Ketiga, sistem suara terbanyak akan mendekatkan caleg terpilih dengan konstituennya. Konstituen dapat lebih mudah melakukan komunikasi dan menyuarakan aspirasi serta kepentingannya untuk diperjuangkan oleh anggota Dewan menjadi kebijakan negara dan direalisasikan dalam bentuk program-program di masyarakat. Dengan kata lain tentu juga akan semakin mendekatkan parpol dengan rakyat yang diwakilinya di lembaga legislatif melalui caleg terpilih. Hal ini sama sekali tidak mengganggu atau mendegradasi kedaulatan parpol dalam sistem demokrasi sebab caleg terpilih itu dicalonkan oleh parpol. Justru sebaliknya, malah akan semakin memperkuat kehadiran dan eksistensi parpol di tengah-tengah masyarakat.

Keempat, sistem suara terbanyak lebih bersifat adil dibanding sistem nomor urut. Siapa caleg yang bekerja lebih keras di dapil tentu akan mendapatkan suara lebih banyak. Memilih orang dalam pemilu adalah salah satu tonggak penting membangun kedaulatan rakyat. Rakyat menentukan sendiri siapa yang akan mewakili dirinya untuk memperjuangkan aspirasi dan kepentingannya di lembaga legislatif sebagai Wakil Rakyat.

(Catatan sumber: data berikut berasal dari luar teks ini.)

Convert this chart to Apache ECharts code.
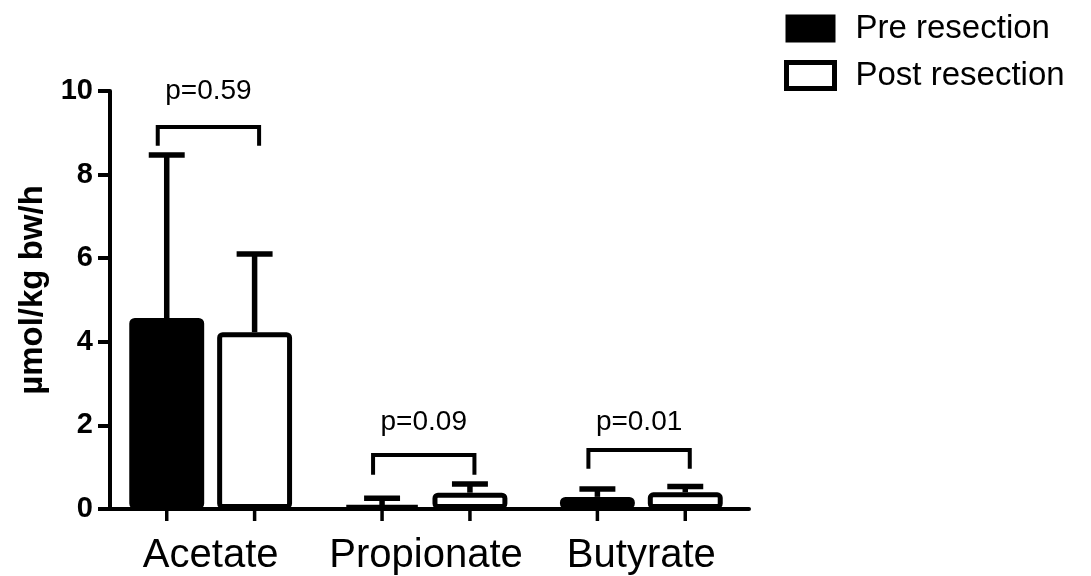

Jika memakai sistem nomor urut, suara rakyat yang memilih caleg tidak penting dan tidak dihitung karena meskipun nomor urut satu kalah suara dengan caleg di nomor bawahnya, maka yang duduk di lembaga legislatif bukan caleg yang memperoleh suara terbanyak. Praktek ini bukan demi menjaga kedaulatan parpol, tetapi lebih pada hegemoni parpol yang mengelabui nilai kedaulatan rakyat di pemilu.

Kelima, tidak ada jaminan dan ukuran akademis bahwa sistem proporsional daftar tertutup berdasarkan nomor urut akan mengurangi dan atau menghilangkan praktek politik uang (money politic) dibandingkan sistem proporsional daftar terbuka berdasarkan suara terbanyak. Praktek money politic itu bukan soal apa sistem pemilunya, tetapi karena soal kesulitan ekonomi rakyat, kesadaran politik rakyat dalam memaknai pemilu, pengawasan pelaksanaan pemilu oleh Bawaslu, lembaga pemantau, maupun oleh partisipasi masyarakat, serta penegakkan aturan pemilu.

Akhirnya, semua berpulang kepada MK. Apakah tetap konsisten dengan putusan MK Nomor 22-23/PUU-VI/2008 atau ada alasan lain.